FEATURE: JAMA study touts benefits of CTC in higher risk patients
CT Colonoscopy
Image Source: TeraRecon
CT colonography (CTC) is an alternative to colonoscopy that is less invasive, better tolerated and provides good diagnostic accuracy for patients who have an increased risk or familial history of colorectal cancer, according to a study in the June 17 issue of the Journal of the American Medical Association.

Emily Finlayson, MD, from the University of Michigan in Ann Arbor, who commented on the study's findings in an accompanying editorial, told Health Imaging News that the main differentiator in this trial is that the researchers examined screening higher risk patients, whereas previous trials have studied screening average risk patients.

"This is really the first study to assess the effectiveness of CTC in higher risk patients," she said. "The researchers also stratified study participants by their diagnosis--whether they have a blood test or a history of a polyp--which took it a step beyond for CTC indications for use."

Individuals at increased risk of colorectal cancer (CRC) include those with a first-degree family history of advanced colorectal neoplasia and those with positive results from fecal occult blood tests (FOBT).

"However, adherence to follow-up colonoscopy in these individuals is suboptimal," the study authors wrote. "Being less invasive and thus more tolerable, CTC may increase acceptability and adherence to screening, but little information is available on its performance."

Daniele Regge, MD, of the Institute for Cancer Research and Treatment, Candiolo in Turin, Italy, and colleagues assessed the accuracy of CTC in detecting advanced colorectal neoplasia in asymptomatic individuals at increased risk of CRC using colonoscopy as the reference standard.

The multicenter study included individuals at increased risk of CRC due to either family history of advanced neoplasia in first-degree relatives, personal history of colorectal adenomas or positive results from FOBTs. Each participant underwent CTC followed by colonoscopy on the same day.

Of 1,103 participants, 937 were included in the final analysis: 373 cases in the family-history group, 343 in the group with personal history of adenomas and 221 in the FOBT-positive group. The prevalence of advanced neoplasia was 7.5 percent in the family-history group; 11.1 percent in the post-polypectomy group; and 50.2 percent in the FOBT-positive group.

Overall, CTC identified 151 of 177 participants with advanced neoplasia 6 mm or larger (sensitivity, 85.3 percent) and correctly classified results as negative for 667 of 760 participants without such lesions (specificity, 87.8 percent), according to the authors.

The positive and negative predictive values were 61.9 percent and 96.3, respectively. The negative predictive value ranged between 84.9 percent in the FOBT-positive group and 98.5 percent in the family-history group.

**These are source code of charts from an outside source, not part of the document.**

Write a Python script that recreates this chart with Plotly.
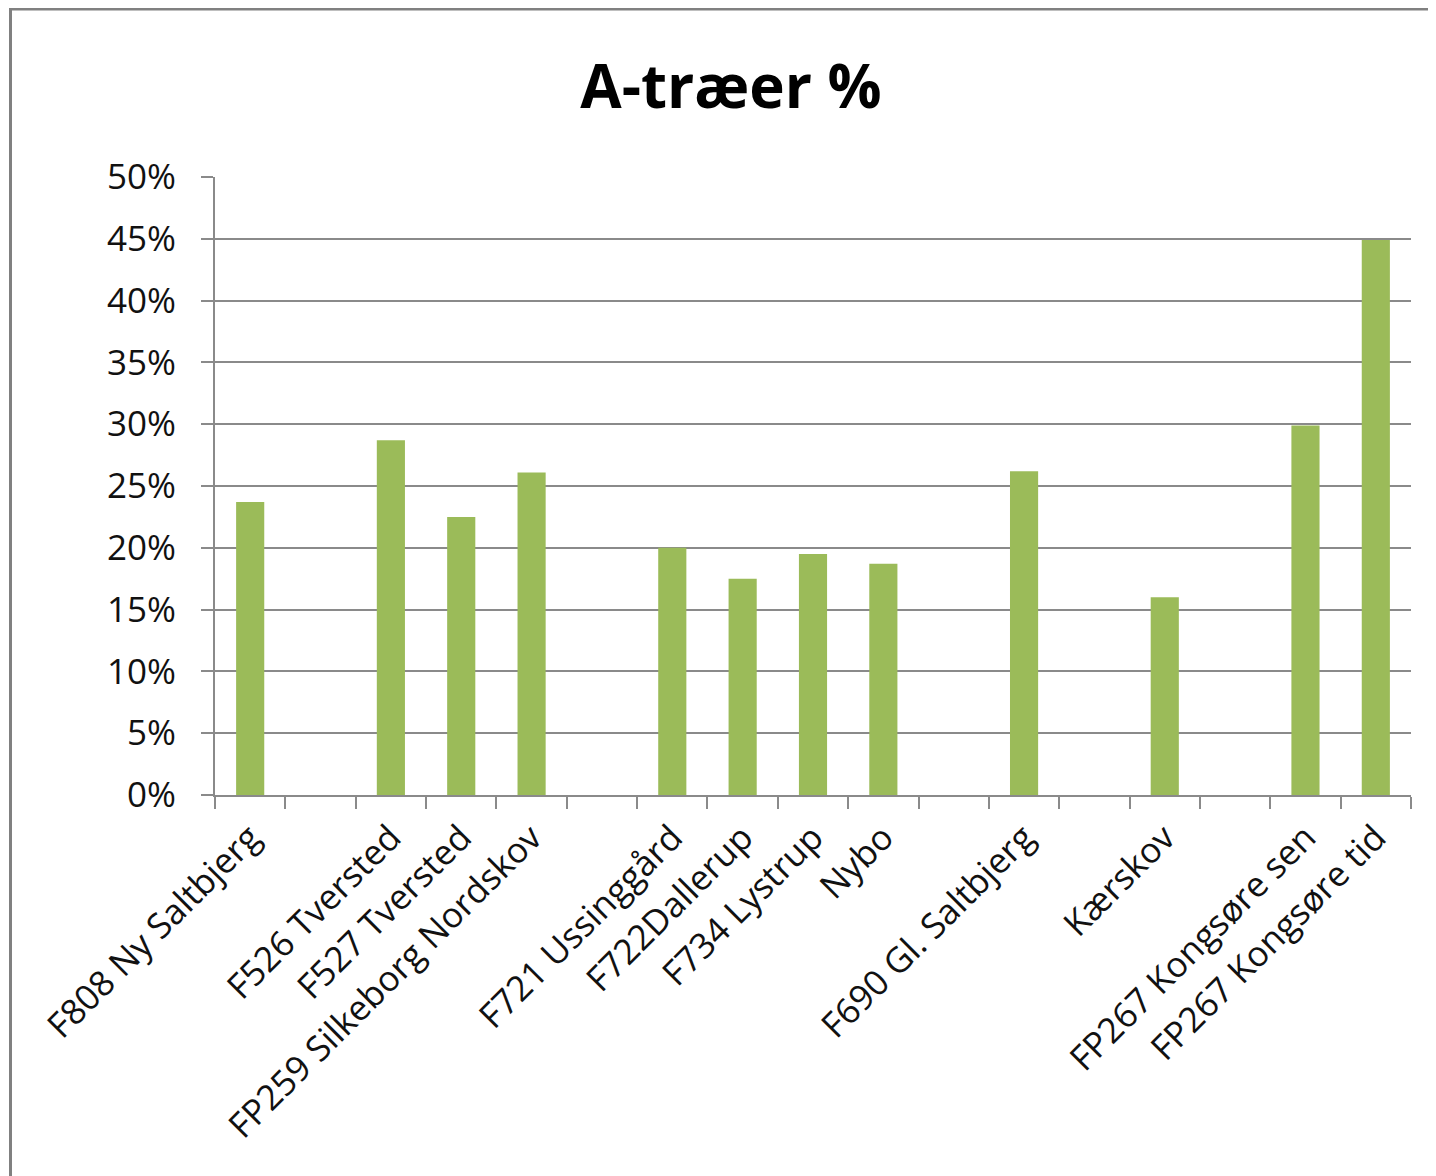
import plotly.graph_objects as go

categories = [
    "F808 Ny Saltbjerg", "", "F526 Tversted", "F527 Tversted",
    "FP259 Silkeborg Nordskov", "", "F721 Ussinggård", "F722Dallerup",
    "F734 Lystrup", "Nybo", "", "F690 Gl. Saltbjerg", "", "Kærskov", "",
    "FP267 Kongsøre sen", "FP267 Kongsøre tid",
]
values = [
    0.237, None, 0.287, 0.225, 0.261, None, 0.200, 0.175,
    0.195, 0.187, None, 0.262, None, 0.160, None, 0.299, 0.449,
]
y_ticks = [0, 0.05, 0.10, 0.15, 0.20, 0.25, 0.30, 0.35, 0.40, 0.45, 0.50]

xpos = list(range(len(categories)))
bounds = [i - 0.5 for i in range(len(categories) + 1)]

GRID = "#8a8a8a"
FONT = "Open Sans, Liberation Sans, sans-serif"
TXT = "#111111"

# page body has an 8px margin; figure is sized so the plot lands where the reference has it
W, H = 1428, 1168
L, R, T, B = 207, 25, 169, 381
PW, PH = W - L - R, H - T - B

fig = go.Figure(
    go.Bar(x=xpos, y=values, marker=dict(color="#9BBB59", line=dict(width=0)),
           width=0.4, showlegend=False)
)

fig.update_layout(
    width=W, height=H,
    margin=dict(l=L, r=R, t=T, b=B, autoexpand=False),
    paper_bgcolor="white", plot_bgcolor="white",
    font=dict(family=FONT, color=TXT),
    title=dict(text="<b>A-træer %</b>", x=723 / W, xref="container", xanchor="center",
               y=1 - 79 / H, yref="container", yanchor="middle",
               font=dict(size=60, family=FONT, color="black")),
    shapes=[dict(type="rect", xref="paper", yref="paper",
                 x0=(2.5 - L) / PW, x1=1.1, y0=-0.8, y1=(PH + T - 1) / PH,
                 line=dict(color="#808080", width=3), fillcolor="rgba(0,0,0,0)",
                 layer="below")],
)

fig.update_xaxes(
    range=[-0.5, len(categories) - 0.5],
    tickmode="array", tickvals=xpos, ticktext=categories,
    tickangle=-45, ticks="", showgrid=False, automargin=False,
    tickfont=dict(size=35, family=FONT, color=TXT),
    showline=True, linecolor=GRID, linewidth=2,
    ticklabelstandoff=6,
    minor=dict(tickmode="array", tickvals=bounds, ticks="outside", ticklen=12,
               tickcolor=GRID, tickwidth=2, showgrid=False),
    zeroline=False,
)
fig.update_yaxes(
    range=[0, 0.5], tickmode="array", tickvals=y_ticks,
    tickformat=".0%", ticks="outside", ticklen=12, tickcolor=GRID, tickwidth=2,
    showgrid=True, gridcolor=GRID, gridwidth=2,
    showline=True, linecolor=GRID, linewidth=2, zeroline=False,
    tickfont=dict(size=35, family=FONT, color=TXT),
    automargin=False, ticklabelstandoff=18,
)

fig.write_html("out.html")
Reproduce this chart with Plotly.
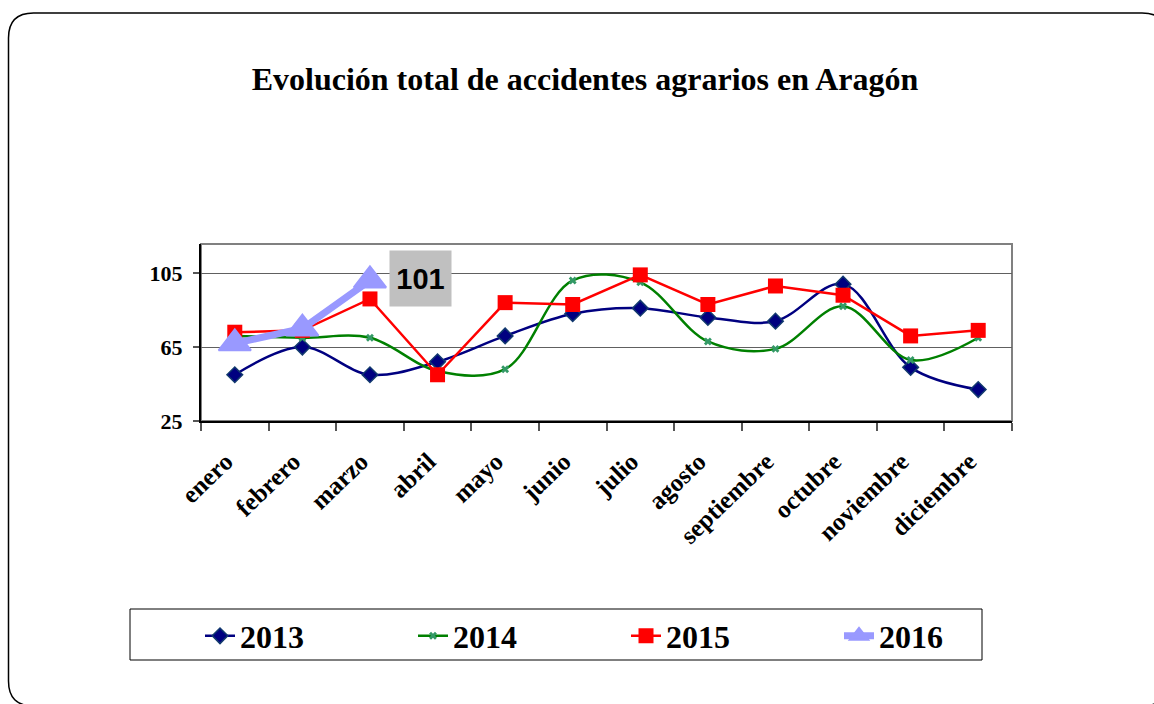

Finlayson noted that the centers that participated in the trial had "state of the art equipment, along with radiologists with substantial experience interpreting these images, so it's unclear whether these results can be replicated across all centers."

Based on their findings, the study authors concluded that these results indicate a "potentially effective use of CTC as an alternative to colonoscopy for screening individuals with family history of advanced colorectal neoplasia. CTC has been shown to be better accepted than colonoscopy and has a negligible risk of serious adverse events; thus, it may help increase the low adherence reported for individuals who are candidates for screening, which is the main negative factor affecting its efficacy in reducing mortality from CRC."

Finlayson said that this study should be the first of other studies to evaluate CTC as a screening tool in this higher risk population.

"It's a bit hasty to make a policy or guideline decision based on the findings of one study," she noted. "However, this study could serve as a basis to evaluate CTC for this indication."

In the accompanying editorial, Finlayson wrote that while the use of CTC as "a screening and surveillance modality is still a matter of debate, the study by Regge et al suggests that CTC may be an acceptable alternative to colonoscopy in patients with a history of adenoma and those with a family history of colorectal neoplasm.

"The question remains whether clinicians are willing to accept a study with decreased sensitivity for the potential of increased adherence with recommended screening and surveillance guidelines. With the majority of individuals in the United States who meet criteria for colorectal cancer screening and surveillance not undergoing recommended procedures, an imperfect test that has a lower risk profile and greater acceptance among patients seems to be an appealing solution."

Despite the recent CMS decision to decline reimbursements for CTC as a screening modality across all patient populations, Finlayson said that the "totality of the evidence is pointing to using CTC as a reasonable alternative to colonoscopy. Also, we don't currently have people to perform colonoscopies or enough centers to provide that service for those people, 50 years or older, that would be eligible for a screening."

She also observed that there are a number of eligible patients who refuse colonoscopies due to its invasive nature.

"Considering the other medical tests that the U.S. reimburses for, which have far less evidence, CMS may want to reconsider its decision," she noted.

Based on the findings of this and previous trials, Finlayson said that "CTC, which is slightly less accurate, is the best second choice for colorectal cancer screening."